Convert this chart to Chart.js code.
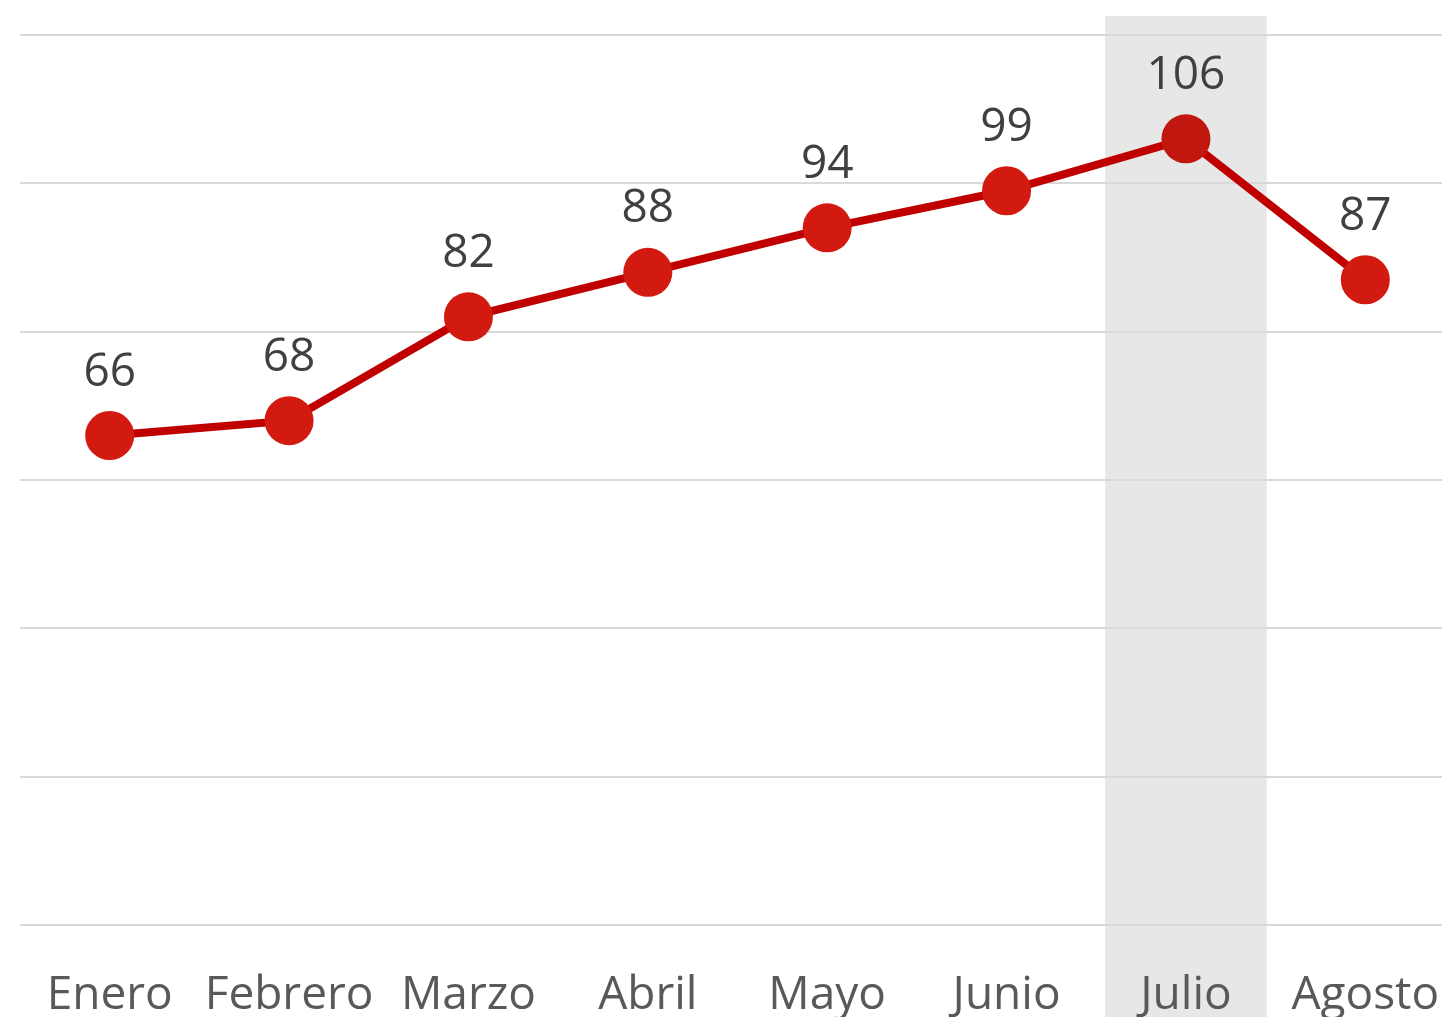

--------

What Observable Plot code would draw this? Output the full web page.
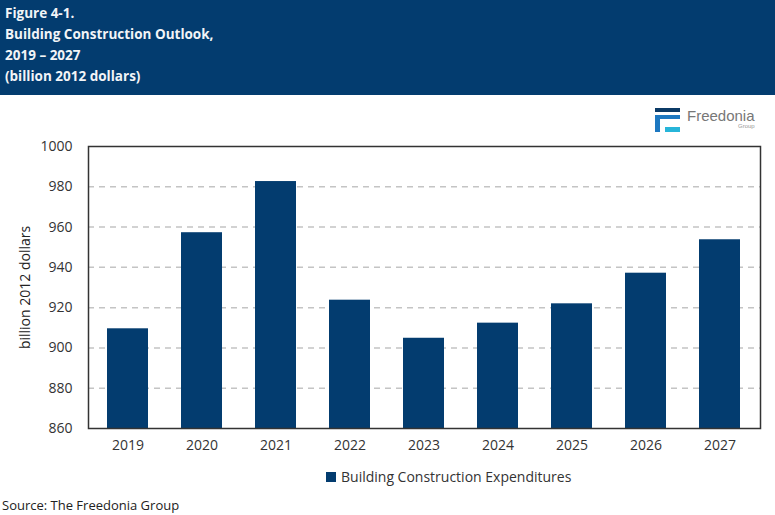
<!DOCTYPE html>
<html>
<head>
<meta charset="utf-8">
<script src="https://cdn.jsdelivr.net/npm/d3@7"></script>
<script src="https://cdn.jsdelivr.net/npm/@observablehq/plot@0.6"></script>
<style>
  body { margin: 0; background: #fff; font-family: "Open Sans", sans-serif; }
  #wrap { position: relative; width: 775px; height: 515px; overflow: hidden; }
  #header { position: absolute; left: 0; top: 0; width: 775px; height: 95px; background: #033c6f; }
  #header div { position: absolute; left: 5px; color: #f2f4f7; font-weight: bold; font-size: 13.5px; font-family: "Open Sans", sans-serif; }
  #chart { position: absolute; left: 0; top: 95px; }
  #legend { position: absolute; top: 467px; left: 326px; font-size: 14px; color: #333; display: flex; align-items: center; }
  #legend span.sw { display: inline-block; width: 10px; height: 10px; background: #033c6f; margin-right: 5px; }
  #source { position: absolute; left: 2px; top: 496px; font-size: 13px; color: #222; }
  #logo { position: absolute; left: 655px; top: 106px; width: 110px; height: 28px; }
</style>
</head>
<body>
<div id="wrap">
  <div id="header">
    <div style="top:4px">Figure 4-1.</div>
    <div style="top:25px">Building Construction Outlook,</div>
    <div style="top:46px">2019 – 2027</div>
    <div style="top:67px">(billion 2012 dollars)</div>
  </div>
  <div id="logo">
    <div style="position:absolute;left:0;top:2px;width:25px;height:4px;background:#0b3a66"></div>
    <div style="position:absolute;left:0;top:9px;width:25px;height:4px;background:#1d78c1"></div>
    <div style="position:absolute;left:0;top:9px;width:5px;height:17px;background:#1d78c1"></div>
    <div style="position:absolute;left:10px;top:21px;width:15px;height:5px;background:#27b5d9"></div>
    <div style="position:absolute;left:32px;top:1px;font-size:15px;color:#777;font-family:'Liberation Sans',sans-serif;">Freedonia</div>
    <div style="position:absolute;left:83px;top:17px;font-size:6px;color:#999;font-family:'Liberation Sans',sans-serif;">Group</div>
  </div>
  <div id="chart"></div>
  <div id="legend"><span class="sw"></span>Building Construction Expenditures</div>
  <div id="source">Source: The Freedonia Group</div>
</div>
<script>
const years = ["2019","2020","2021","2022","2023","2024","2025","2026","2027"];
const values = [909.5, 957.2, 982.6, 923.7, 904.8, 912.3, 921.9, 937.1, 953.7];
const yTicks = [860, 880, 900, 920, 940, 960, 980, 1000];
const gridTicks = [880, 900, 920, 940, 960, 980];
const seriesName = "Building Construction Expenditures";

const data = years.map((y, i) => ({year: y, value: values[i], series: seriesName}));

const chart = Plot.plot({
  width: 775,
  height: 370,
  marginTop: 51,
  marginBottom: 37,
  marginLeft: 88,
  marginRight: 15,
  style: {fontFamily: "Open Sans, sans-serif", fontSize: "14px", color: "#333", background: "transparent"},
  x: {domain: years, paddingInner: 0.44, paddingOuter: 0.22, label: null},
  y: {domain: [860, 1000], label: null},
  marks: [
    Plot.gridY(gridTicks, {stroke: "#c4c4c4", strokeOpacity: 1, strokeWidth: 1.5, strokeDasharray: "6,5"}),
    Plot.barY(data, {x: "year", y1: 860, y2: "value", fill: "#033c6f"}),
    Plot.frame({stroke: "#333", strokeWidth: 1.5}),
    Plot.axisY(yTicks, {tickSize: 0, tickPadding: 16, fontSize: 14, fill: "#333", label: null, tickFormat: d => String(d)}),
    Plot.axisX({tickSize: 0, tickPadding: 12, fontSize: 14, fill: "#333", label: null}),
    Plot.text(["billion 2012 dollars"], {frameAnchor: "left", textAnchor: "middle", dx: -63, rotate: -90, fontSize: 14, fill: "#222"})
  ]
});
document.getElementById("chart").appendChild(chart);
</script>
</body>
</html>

--------

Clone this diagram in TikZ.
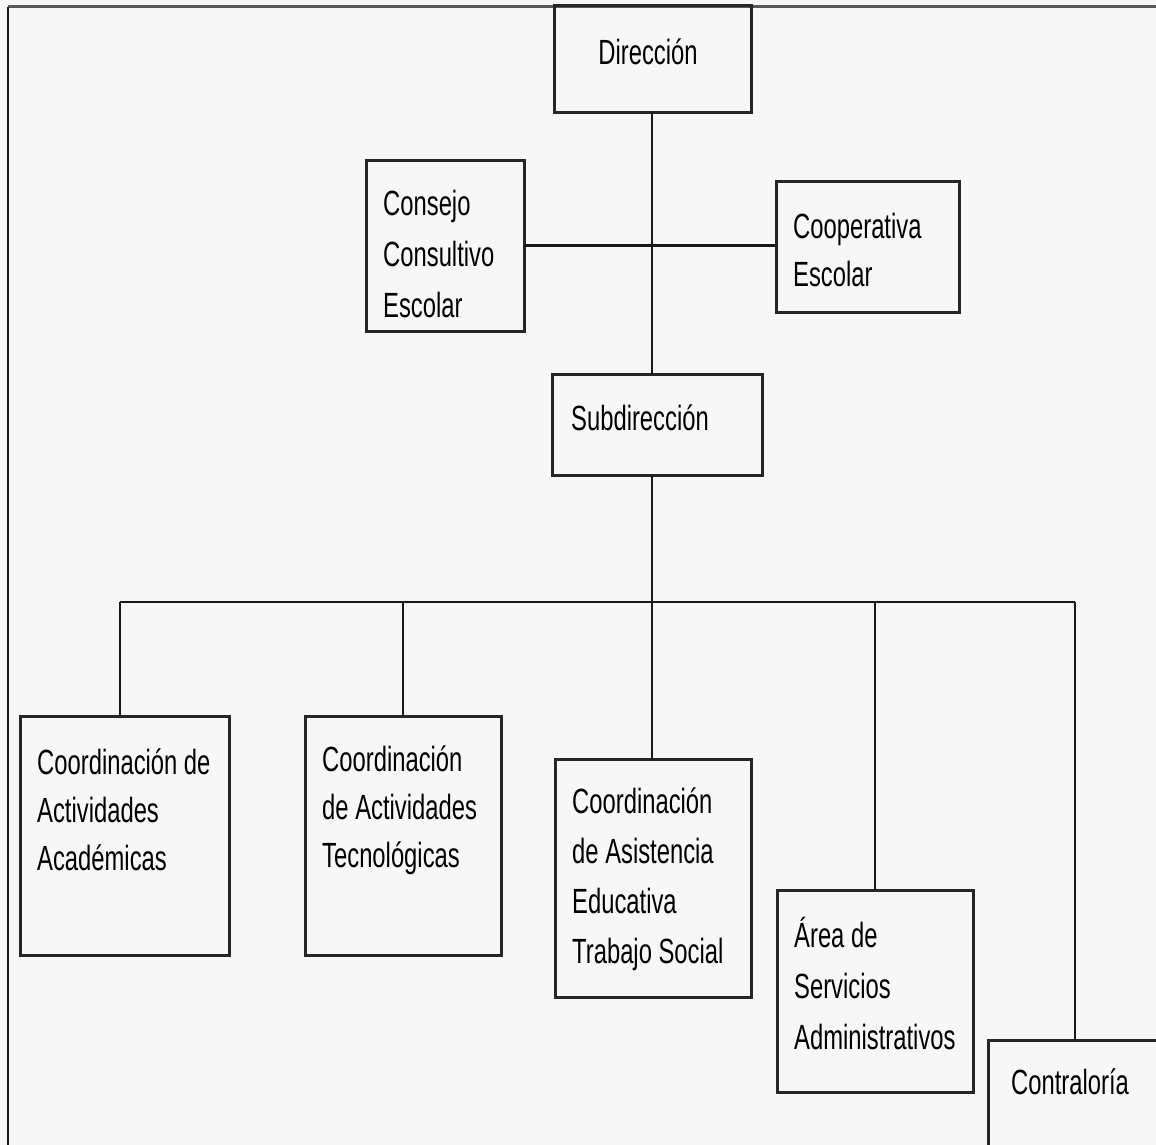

--------

Problem to solve: Looking at the entries above, say how many lines contain the word "code". Only the number is wanted.

Finished exercise: 2